[TO BE DONE] Please take the entries below from the first line through the line containing "import seaborn as sns" and repeat them exactly, leaving out everything after.

[EXTRACTED DATA]
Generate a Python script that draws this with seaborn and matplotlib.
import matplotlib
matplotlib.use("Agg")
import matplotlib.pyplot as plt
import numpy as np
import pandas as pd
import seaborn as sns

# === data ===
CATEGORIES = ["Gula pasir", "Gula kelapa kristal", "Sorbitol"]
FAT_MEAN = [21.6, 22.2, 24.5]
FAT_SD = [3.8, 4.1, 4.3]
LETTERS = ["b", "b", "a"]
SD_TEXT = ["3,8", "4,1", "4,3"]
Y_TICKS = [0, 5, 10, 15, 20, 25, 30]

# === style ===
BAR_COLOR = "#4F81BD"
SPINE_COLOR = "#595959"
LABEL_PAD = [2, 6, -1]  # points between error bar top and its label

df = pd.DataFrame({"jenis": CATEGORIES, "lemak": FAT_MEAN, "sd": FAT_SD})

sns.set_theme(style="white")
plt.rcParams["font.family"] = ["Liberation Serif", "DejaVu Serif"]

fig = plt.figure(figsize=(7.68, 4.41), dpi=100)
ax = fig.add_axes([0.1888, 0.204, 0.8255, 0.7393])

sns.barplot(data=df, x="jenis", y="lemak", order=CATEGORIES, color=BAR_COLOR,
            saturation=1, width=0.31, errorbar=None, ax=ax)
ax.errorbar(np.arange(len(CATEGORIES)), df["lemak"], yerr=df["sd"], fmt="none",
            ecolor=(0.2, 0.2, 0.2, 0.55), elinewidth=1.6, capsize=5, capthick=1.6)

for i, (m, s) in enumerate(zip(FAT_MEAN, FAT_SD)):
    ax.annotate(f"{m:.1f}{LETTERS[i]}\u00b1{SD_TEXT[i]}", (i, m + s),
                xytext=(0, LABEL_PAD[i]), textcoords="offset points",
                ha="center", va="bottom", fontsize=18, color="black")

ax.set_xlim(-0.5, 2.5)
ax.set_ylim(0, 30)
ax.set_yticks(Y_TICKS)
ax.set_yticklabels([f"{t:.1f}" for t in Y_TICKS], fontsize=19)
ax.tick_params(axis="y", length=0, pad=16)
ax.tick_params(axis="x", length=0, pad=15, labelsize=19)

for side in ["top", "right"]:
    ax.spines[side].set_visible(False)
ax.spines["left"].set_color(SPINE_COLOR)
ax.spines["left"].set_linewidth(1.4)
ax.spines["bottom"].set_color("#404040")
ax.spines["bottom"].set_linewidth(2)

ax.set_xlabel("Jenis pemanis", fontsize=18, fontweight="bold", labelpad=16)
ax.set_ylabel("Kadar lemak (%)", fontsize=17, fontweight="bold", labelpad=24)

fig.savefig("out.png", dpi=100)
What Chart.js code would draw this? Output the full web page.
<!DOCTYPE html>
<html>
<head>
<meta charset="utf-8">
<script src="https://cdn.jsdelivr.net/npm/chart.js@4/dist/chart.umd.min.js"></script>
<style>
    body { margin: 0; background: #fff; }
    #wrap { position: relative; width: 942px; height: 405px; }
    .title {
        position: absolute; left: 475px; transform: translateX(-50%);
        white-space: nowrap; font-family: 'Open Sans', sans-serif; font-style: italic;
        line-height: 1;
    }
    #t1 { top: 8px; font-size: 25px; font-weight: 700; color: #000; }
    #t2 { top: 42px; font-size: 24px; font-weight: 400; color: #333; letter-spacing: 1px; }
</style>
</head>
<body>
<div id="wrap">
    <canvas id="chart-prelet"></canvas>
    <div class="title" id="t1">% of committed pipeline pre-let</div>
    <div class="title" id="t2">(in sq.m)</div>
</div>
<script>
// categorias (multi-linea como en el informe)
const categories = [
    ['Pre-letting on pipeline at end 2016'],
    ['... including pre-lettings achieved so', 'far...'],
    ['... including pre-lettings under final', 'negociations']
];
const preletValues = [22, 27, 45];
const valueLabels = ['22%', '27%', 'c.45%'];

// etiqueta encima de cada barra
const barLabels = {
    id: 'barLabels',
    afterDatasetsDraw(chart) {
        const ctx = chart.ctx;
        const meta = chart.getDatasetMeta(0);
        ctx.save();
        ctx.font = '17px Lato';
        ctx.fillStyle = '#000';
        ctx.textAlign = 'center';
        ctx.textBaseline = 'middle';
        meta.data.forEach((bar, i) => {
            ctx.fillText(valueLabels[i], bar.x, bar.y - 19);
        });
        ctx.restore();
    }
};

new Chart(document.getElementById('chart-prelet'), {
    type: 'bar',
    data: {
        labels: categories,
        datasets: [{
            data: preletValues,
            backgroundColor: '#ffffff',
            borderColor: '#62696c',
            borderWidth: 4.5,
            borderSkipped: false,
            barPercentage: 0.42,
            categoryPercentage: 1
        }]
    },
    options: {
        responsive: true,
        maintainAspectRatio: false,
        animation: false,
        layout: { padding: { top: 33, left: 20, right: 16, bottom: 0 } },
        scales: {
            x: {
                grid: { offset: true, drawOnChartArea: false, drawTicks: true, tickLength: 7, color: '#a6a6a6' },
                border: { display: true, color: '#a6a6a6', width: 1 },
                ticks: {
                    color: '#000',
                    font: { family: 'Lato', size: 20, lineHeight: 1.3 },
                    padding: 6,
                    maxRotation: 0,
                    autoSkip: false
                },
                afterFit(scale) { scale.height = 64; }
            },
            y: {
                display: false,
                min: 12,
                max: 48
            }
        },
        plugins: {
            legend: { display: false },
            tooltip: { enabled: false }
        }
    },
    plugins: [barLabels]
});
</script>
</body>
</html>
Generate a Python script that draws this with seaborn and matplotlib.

[ANSWER FOR THIS EXERCISE]
Generate a Python script that draws this with seaborn and matplotlib.
import matplotlib
matplotlib.use("Agg")
import matplotlib.pyplot as plt
import numpy as np
import pandas as pd
import seaborn as sns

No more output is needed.